BY ROGER SMITH
MOUNTAIN CITIZEN
In the hills of the Big Sandy region, many homes are old, family networks are thin and wages are low. Aging often unfolds far from hospitals, grocery stores and public transit lines. A loose step on a front porch can become a medical emergency. A missed ride can mean a missed diagnosis. And a fixed income can shrink quietly beneath rising food prices. Aging in place often means doing so in housing that was never designed for limited mobility or chronic illness.
These realities form the backbone of a three-year “Area Plan on Aging” adopted for Fiscal Years 2027-2029 by the Big Sandy Area Agency on Aging and Independent Living, the regional agency operating under the Big Sandy Area Development District and advised by a state-mandated Aging Advisory Council. It is responsible for coordinating services for older adults and people with disabilities in Floyd, Johnson, Magoffin, Martin and Pike counties.
Required under the federal Older Americans Act, the plan governs how millions of dollars in federal and state aging funds will be used from fiscal years 2027 through 2029. It shapes everything from home-delivered meals and legal assistance to transportation planning, caregiver support, elder-abuse prevention and more.
At its foundation is a needs assessment conducted across the five-county region every three years. According to the document, the agency distributes the survey through senior centers, community partners, and via online forms.
The most recent results produced an unvarnished ranking of priorities: help (with household chores and home repairs), food insecurity and transportation.
Current response
In its plan, Big Sandy outlines how it is responding to the region’s most pressing needs.
The agency is addressing the need for help with household chores and home repairs “through the KY Homecare for chore services and through the ADRC, making referrals to community resources in the region,” the report states.
“BSADD is addressing food insecurity through the congregate meal program, home delivery meal program, commodities, and ADRC program with discussing with callers about food assistance programs and community resources like food pantries.”
As for transportation needs, the document states, “BSADD is addressing through the senior center programs that provide transportation services to older adults and through the ADRC program, discussing with callers about community resources like Big Sandy Valley Transportation Services.”
Challenges
The plan acknowledges structural limits the agency faces. Since the COVID-19 pandemic, the Kentucky Homecare program has struggled to recruit and retain workers. Funding levels, the agency notes, make it difficult to offer wages competitive with those of other employers providing similar services, even as demand increases and the population ages.
Food assistance, though extensive, remains vulnerable to budget pressures. The plan warns that financing meals and grocery programs for all eligible residents remains a barrier, particularly as inflation drives up the cost of food and transportation for providers.
The document reveals that transportation is the most complex and ambitious challenge. Public transit is limited, fragmented or nonexistent. Many seniors no longer drive. Medical facilities are often an hour or more away. Social isolation follows naturally.
Goals
The agency proposes a multi-year effort to improve coordination among local transportation providers, aging services, social service agencies, and the Kentucky Transportation Cabinet. Among the plan’s formal goals: regular interagency meetings, new grant applications for rural transit funding, expanded shuttle and bus service, exploration of volunteer driver programs and the development of county-by-county guides explaining how seniors can access existing transportation options.

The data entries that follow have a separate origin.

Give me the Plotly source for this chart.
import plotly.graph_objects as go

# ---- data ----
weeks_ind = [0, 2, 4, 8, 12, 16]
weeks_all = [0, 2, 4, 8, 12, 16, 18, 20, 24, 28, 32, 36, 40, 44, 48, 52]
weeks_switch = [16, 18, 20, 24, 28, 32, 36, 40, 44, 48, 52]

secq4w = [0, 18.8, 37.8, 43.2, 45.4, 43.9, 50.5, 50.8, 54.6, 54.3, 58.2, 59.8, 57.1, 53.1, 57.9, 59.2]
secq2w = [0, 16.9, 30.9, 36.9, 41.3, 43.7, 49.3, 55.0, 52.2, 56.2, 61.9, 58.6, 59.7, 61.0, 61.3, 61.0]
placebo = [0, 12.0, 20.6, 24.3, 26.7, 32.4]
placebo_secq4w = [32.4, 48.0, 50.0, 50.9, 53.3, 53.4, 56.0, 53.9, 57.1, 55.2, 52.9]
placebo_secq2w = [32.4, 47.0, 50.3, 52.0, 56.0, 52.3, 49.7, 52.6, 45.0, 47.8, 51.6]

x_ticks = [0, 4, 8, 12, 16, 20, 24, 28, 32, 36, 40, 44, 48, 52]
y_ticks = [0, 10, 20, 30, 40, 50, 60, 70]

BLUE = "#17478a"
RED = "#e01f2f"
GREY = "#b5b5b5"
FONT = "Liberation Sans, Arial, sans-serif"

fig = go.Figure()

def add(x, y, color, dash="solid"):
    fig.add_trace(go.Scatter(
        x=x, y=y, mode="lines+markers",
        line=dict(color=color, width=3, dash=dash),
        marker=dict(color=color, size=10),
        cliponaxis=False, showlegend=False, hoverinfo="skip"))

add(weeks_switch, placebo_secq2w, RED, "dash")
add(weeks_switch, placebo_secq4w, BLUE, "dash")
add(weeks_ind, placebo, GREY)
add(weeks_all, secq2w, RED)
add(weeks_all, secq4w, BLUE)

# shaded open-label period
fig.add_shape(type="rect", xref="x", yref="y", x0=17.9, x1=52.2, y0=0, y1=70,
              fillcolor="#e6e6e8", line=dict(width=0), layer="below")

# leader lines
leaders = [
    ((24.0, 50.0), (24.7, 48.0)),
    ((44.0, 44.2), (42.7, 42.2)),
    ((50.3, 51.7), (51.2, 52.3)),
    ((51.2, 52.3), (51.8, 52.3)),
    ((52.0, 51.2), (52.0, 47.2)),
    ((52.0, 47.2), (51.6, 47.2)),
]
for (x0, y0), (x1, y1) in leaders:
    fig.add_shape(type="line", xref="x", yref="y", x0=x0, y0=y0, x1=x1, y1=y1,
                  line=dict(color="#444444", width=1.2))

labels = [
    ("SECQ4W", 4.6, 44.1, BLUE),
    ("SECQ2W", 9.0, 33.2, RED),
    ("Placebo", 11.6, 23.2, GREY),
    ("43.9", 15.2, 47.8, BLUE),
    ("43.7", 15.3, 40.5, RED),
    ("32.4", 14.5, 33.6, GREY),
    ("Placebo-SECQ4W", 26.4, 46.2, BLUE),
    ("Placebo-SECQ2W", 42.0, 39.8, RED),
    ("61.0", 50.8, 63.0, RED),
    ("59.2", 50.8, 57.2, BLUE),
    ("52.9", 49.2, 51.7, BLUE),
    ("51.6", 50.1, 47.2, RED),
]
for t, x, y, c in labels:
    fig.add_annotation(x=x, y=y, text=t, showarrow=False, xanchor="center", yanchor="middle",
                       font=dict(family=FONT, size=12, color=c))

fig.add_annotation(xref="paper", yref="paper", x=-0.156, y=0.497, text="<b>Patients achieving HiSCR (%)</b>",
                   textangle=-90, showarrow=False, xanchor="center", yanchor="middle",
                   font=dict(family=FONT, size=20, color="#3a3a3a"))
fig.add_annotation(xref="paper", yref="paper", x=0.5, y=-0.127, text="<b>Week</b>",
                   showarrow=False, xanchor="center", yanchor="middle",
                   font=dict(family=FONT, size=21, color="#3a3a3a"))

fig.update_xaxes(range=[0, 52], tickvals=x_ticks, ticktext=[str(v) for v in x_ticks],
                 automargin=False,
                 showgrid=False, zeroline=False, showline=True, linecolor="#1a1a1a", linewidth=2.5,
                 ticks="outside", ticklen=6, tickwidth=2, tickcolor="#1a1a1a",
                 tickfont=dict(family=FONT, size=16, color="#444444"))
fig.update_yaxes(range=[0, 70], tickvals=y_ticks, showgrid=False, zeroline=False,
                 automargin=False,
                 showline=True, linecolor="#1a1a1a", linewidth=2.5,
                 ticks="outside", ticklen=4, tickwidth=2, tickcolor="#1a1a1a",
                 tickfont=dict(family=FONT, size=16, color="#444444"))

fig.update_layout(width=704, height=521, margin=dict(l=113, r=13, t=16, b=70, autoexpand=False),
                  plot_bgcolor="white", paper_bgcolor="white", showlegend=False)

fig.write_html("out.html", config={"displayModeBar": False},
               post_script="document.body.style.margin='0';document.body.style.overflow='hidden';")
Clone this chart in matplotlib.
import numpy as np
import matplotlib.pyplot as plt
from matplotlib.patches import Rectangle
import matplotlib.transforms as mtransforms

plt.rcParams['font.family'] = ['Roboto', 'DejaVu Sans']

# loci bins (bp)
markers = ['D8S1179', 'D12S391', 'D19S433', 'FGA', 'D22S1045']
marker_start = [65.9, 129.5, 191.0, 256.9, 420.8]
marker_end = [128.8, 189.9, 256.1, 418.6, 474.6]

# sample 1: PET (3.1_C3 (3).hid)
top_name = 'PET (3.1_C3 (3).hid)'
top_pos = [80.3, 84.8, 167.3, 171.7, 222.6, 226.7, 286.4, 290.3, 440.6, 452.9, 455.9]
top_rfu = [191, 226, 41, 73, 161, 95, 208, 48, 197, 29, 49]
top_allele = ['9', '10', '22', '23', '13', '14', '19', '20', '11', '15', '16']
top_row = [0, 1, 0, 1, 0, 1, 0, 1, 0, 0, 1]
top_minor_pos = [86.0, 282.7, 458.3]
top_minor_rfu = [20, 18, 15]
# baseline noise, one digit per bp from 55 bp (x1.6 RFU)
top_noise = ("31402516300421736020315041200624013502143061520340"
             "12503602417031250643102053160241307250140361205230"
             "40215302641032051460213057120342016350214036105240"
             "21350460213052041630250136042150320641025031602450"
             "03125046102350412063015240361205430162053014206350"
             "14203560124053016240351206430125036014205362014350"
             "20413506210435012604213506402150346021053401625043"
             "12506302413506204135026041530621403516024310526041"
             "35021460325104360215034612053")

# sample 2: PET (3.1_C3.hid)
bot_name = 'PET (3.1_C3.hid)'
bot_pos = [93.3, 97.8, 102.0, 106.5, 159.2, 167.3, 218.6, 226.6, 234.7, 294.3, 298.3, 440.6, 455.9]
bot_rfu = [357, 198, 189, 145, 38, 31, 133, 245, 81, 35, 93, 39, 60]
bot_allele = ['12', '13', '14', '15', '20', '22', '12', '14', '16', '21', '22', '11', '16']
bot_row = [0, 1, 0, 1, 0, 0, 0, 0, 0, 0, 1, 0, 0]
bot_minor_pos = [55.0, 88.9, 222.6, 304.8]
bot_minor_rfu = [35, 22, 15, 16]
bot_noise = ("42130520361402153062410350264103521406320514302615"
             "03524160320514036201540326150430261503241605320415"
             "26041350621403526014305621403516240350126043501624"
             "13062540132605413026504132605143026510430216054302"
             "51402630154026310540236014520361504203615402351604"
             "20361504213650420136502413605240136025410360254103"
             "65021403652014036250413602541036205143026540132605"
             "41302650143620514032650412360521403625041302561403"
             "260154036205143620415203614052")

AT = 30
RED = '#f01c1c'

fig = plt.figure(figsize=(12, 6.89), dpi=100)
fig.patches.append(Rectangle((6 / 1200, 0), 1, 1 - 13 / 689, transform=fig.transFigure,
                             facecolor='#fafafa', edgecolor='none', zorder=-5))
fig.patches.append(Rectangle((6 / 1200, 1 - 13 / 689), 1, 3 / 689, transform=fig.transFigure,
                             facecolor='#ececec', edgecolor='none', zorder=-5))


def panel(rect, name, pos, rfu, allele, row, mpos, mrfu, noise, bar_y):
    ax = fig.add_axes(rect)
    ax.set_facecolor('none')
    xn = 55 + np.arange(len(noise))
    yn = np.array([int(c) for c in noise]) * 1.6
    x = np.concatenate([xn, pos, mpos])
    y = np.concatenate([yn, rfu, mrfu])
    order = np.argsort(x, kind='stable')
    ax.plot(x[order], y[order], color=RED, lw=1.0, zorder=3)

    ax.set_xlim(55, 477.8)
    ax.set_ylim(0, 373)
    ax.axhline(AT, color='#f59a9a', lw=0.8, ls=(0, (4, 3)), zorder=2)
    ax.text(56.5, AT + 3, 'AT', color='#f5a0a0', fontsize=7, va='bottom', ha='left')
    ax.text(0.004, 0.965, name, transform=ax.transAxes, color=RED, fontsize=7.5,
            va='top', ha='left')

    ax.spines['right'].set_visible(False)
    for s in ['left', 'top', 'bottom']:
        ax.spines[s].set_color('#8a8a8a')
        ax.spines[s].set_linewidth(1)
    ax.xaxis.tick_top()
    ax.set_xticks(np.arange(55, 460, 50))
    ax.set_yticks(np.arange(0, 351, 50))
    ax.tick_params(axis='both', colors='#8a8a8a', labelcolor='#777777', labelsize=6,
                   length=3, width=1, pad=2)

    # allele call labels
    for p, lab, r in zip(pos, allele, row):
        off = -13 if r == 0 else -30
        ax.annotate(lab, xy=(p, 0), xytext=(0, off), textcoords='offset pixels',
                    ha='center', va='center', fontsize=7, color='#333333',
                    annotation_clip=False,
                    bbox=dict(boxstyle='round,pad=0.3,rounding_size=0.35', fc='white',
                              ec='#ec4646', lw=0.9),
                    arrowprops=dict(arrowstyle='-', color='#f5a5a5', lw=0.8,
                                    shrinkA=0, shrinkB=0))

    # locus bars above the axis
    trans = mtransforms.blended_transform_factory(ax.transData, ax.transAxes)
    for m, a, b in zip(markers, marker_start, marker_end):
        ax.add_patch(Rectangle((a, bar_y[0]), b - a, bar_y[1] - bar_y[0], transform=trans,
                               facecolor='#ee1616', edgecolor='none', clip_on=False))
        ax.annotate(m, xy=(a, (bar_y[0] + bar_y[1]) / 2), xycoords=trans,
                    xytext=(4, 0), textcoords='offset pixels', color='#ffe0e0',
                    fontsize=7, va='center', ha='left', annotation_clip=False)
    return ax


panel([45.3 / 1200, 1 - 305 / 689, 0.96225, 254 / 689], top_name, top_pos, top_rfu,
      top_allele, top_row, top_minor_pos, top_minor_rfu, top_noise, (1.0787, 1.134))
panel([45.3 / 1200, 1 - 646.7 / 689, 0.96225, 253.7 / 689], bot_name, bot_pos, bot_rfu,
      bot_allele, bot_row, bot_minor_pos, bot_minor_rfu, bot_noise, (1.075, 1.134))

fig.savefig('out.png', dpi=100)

By 2027, the agency intends to distribute easy-to-read transportation guides — in print, large-font and digital formats — to senior centers, libraries, housing complexes and disability-service organizations throughout the region. By 2028, it hopes to help launch at least one new transportation option in each planning area.
Behind these proposals lies a recognition that transportation is not merely logistical but medical and economic. Missed appointments lead to untreated illness. Isolation worsens depression. Inaccessible services quietly shorten lives.
The plan also outlines broader goals: expanding awareness of aging services through statewide outreach campaigns; increasing participation in nutrition programs; reducing food insecurity through coordinated food drives and partnerships with regional organizations; strengthening elder-abuse prevention efforts; and expanding legal and ombudsman services for residents in long-term care facilities.
The Big Sandy Area Agency on Aging and Independent Living did not return calls for comment.